Its very distinctive deep purple color comes from the many red fruits, herbs and flours it has. Its an old Andean recipe that has lasted through generations although it disappeared in pre-Hispanic times and was then renewed by Spaniard priests.
In the beginning, the Incas used to mummify their dead and in November, on the celebration of Aya Marcay Quilla, which means the “month to carry with the dead”, relatives visited the tombs of their loved ones to take out their bodies, bath them and dress in their best clothes. Then family and deceased “walked” through the city in the middle of chants, dances and prayers. The ritual culminated with a very special meal: the elaboration and consumption of the “chicha morada” along with some eatable corn figurines. This ceremony was performed in order to keep those who are no longer alive in memory.
With the Spaniards conquest, the priests banned these types of ceremonies and rituals but over the years they were replaced or adapted to their catholic celebrations. Thus, the Aya Marcay Quilla was replaced by The Day of the Dead and so the recipe was also modified with some new ingredients. Blackberry, Andean berries, purple flour and sugar cane were incorporated into the local cuisine adding a new touch to this millenary drink.
Now a days, the preparation of the colada morada involves a dynamic process where the whole family gathers for its elaboration. The essential ingredients are: Andean berry, blackberry, strawberry, pineapple, “babaco”, passion fruit, “guava”, cinnamon, cloves, sweet pepper, purple flour, panela, cedar leaves, lemongrass, orange, amaranth, myrtle and ishpingo, cinammon flowers.
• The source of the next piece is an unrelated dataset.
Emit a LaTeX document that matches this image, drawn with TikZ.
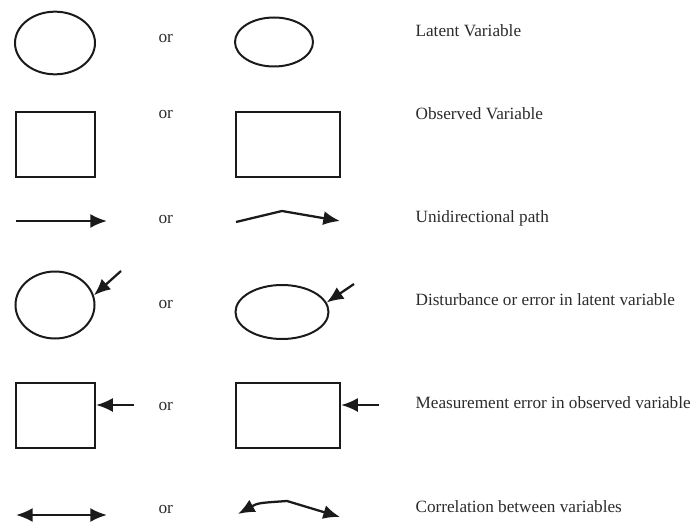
\documentclass[tikz,border=0pt]{standalone}
\usepackage{fontspec}
\setmainfont{Liberation Serif}
\usetikzlibrary{arrows.meta,shapes.geometric}
\definecolor{ink}{HTML}{1A1A1A}
\definecolor{label}{HTML}{2B2B2B}

\begin{document}
\begin{tikzpicture}[x=0.75pt,y=-0.75pt,ink,line width=1.7pt,
  >={Latex[length=12.5pt,width=10.5pt]},
  latent/.style={ellipse,draw=ink,line width=1.5pt,inner sep=0pt},
  observed/.style={rectangle,draw=ink,line width=1.7pt,inner sep=0pt},
  orword/.style={anchor=base west,text=label,font=\fontsize{13}{15}\selectfont},
  legend/.style={anchor=base west,text=label,font=\fontsize{12.9}{16}\selectfont}]
  \useasboundingbox (0,0) rectangle (699,524);

  \node[latent,minimum width=60pt,minimum height=47pt] (lat1) at (55,43) {};
  \node[latent,minimum width=58.5pt,minimum height=36.75pt] (lat2) at (274,42) {};
  \node[orword] (or1) at (153,43) {or};
  \node[legend] (t1) at (410,37) {Latent Variable};

  \node[observed,minimum width=59.25pt,minimum height=48.75pt] (obs1) at (55.5,144.5) {};
  \node[observed,minimum width=78pt,minimum height=48.75pt] (obs2) at (288,144.5) {};
  \node[orword] (or2) at (153,119) {or};
  \node[legend] (t2) at (410,120) {Observed Variable};

  \coordinate (u1a) at (16,221);
  \coordinate (u1b) at (107,221);
  \draw[->] (u1a) -- (u1b);
  \coordinate (u2a) at (236,222);
  \coordinate (u2m) at (282,211);
  \coordinate (u2b) at (340,221);
  \draw[->] (u2a) -- (u2m) -- (u2b);
  \node[orword] (or3) at (153,223) {or};
  \node[legend] (t3) at (410,222) {Unidirectional path};

  \node[latent,minimum width=59.25pt,minimum height=50.25pt] (dis1) at (55,305) {};
  \node[latent,minimum width=69.75pt,minimum height=40.5pt] (dis2) at (282,312) {};
  \coordinate (e1) at (121,271);
  \coordinate (e2) at (354,284);
  \draw[->] (e1) -- (dis1.14);
  \draw[->] (e2) -- (dis2.12);
  \node[orword] (or4) at (153,308) {or};
  \node[legend] (t4) at (410,305) {Disturbance or error in latent variable};

  \node[observed,minimum width=59.25pt,minimum height=48.75pt] (mes1) at (55.5,415.5) {};
  \node[observed,minimum width=78pt,minimum height=48.75pt] (mes2) at (288,415.5) {};
  \coordinate (e3) at (134,405);
  \coordinate (e4) at (379,405);
  \draw[->] (e3) -- (e3 -| mes1.east);
  \draw[->] (e4) -- (e4 -| mes2.east);
  \node[orword] (or5) at (153,410) {or};
  \node[legend] (t5) at (410,408) {Measurement error in observed variable};

  \coordinate (c1a) at (16,515);
  \coordinate (c1b) at (107,515);
  \draw[<->] (c1a) -- (c1b);
  \coordinate (c2a) at (238,514);
  \coordinate (c2m) at (287,501);
  \coordinate (c2b) at (340,517);
  \draw[<->] (c2a) .. controls (258,503) .. (c2m) -- (c2b);
  \node[orword] (or6) at (153,513) {or};
  \node[legend] (t6) at (410,512) {Correlation between variables};
\end{tikzpicture}
\end{document}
Being the official beverage for an ancestral representation of the life and dead cycles, it doesn’t come alone. Colada Morada is often served along with an special bread called the “Guagua de pan”, sweet bread rolls made in the shape of a baby. Guagua means baby in kichwa and pan is bread in spanish and they often come with many different fillings in the middle such as chocolate or fruit jellies.
Start by sifting the purple cornmeal through a fine sieve. The flour is soaked in warm water avoiding the formation of lumps. In a pot, boil blackberries, Andean berries, guavas and orange, then liquify them and sieve. Fill another pot with two liters of water, brown sugar, aromatic herbs and pineapple peels, then boil. Subsequently, this preparation is sieved and mixed with the orange and blackberry juices. Chopped fruits such as strawberries, pineapple and “babaco” should be cooked with sugar until they are turned into syrup. All these preparations should be boiled in a large pot and constantly stir to ensure that the flour is cooked.
This classic combo: Colada Morada + Guagua de pan, is a tradition that carries the flavors of the past not only for the ancestry on its elaboration but also for the conscious meaning of its consumption, the family gathered all together in memory of the loved ones that has already passed away. This holiday, take the time to enjoy this Ecuadorian drink and share with your family the sweet memory of those who are gone.